Como assim, grande literatura?

  Costuma-se colocar, e eu concordo, a "literatura de mercado" como uma fonte de trivialidades, e a "grande literatura" como algo superior. O caso é que raras vezes alguém surge para explicar uma, ou outra coisa. Como assim, trivialidades? E superior, por quê? Vejamos.
  Todo best-seller obedece a certas regras de composição, muito claras, facilmente identificáveis. A mais importante delas, linha mestra, matriz das outras: ele é um produto que visa entreter: o leitor deve, ao lê-lo, "esquecer da vida" por alguns instantes, tantos quantos durar a leitura. Assim sendo, ele (o livro) não deve ser de difícil apreensão; sua linguagem deve ser acessível; ele deve "prender a atenção", geralmente mantendo em suspense acontecimentos-chave no âmbito de seu enredo.
  O que leva alguém a ler um best-seller? Ora, os motivos são variados, e podem até coincidir com aqueles pelos quais alguém busca a "grande literatura": a) entreter-se, escapar da realidade por algum tempo; b) aprender algo sobre a vida; c) deleitar-se. Esses três motivos, parece-me, mantêm e impulsionam a literatura, tanto a "de mercado" quanto a "artística" (por falta de uma palavra mais adequada), desde a invenção do livro impresso. O escapismo não é novidade moderna: vide O engenhoso fidalgo Dom Quixote de La Mancha, cujo personagem principal lia novelas de cavalaria para se evadir, e acaba enlouquecendo. Por outro lado, não há só um tipo de best-seller. O motivo pelo qual alguém lê Paulo Coelho provavelmente não é o mesmo daquele pelo qual alguém lê Sidney Sheldon. Minha experiência me ensina que o leitor de Paulo Coelho lê seus romances pelos três motivos que levantei aqui, por paradoxal que isso pareça (já que o primeiro e o segundo motivos contradizem-se), enquanto o leitor de Sidney Sheldon geralmente não pretende aprender com o livro que tem em mãos.
  Seguindo com o mesmo critério, o da motivação do leitor, penso que no caso da "grande literatura" fica excluído o escapismo, o mero entretenimento. Por quê? Ora, porque nas obras que compõem o acervo da "grande literatura" o que se encontra não é outra coisa senão a vida, vista de maneira profunda, preservada em sua complexidade. Para mim, um dos critérios que definem a qualidade de uma obra de ficção é justamente o que se pode chamar de sua vivacidade; em outras palavras: se eu pude sentir a vida pulsar no que acabei de ler, ou se, ao contrário, o que li era ralo e superficial. Uma obra vivaz por vezes nos ensina, por vezes nos deleita, podendo-se dizer que a sua grandeza é a medida na qual o espetáculo que ela proporciona se confunde com o espetáculo da vida.

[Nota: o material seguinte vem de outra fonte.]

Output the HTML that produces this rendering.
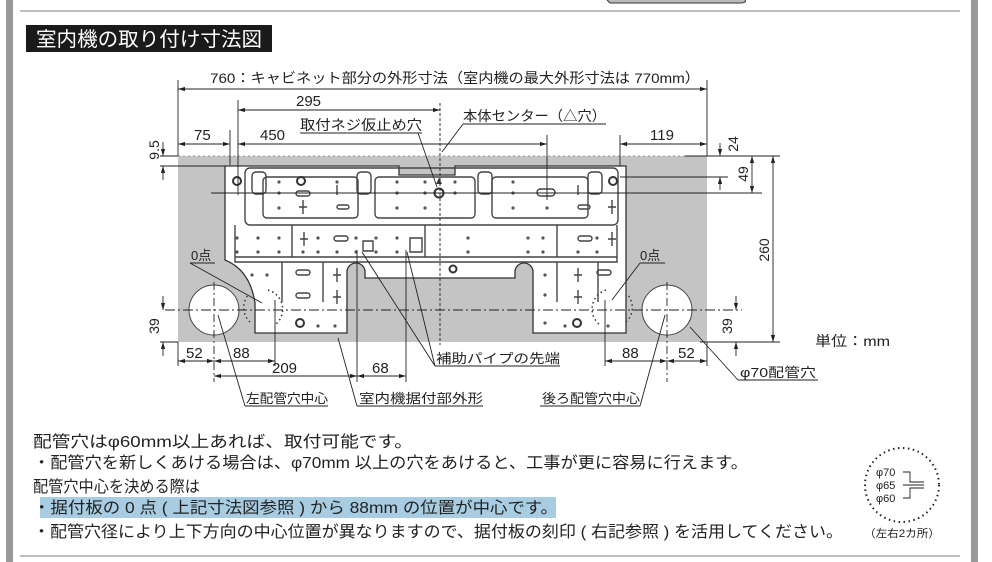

  No entanto, para que esse espetáculo funcione, a sua camada superficial, a forma, o seu arranjo linguístico, deve ter sido trabalhado adequadamente. Esse é o segundo critério para definir a qualidade de uma obra de ficção: a beleza da linguagem. Fundamentalmente, como disse Albert Camus, todo romance é um problema de linguagem. Estendo a asserção para o conto, a crônica, e a novela.
  Assim, respondendo às perguntas iniciais: a "literatura de mercado" é uma fonte de trivialidades justamente por ter como objetivo fornecer-nos uma espécie de paraíso artificial, dentro do qual esquecemos da realidade por certo tempo; por seguir um padrão de linguagem, sem um trabalho artístico autoral, ao passo que a "grande literatura" inquieta-nos, por vezes nos afronta, nos fazendo mergulhar na realidade pela via da ficção, e dessa viagem, que pode ser perturbadora, mas que pode também consolar, saímos sempre enriquecidos.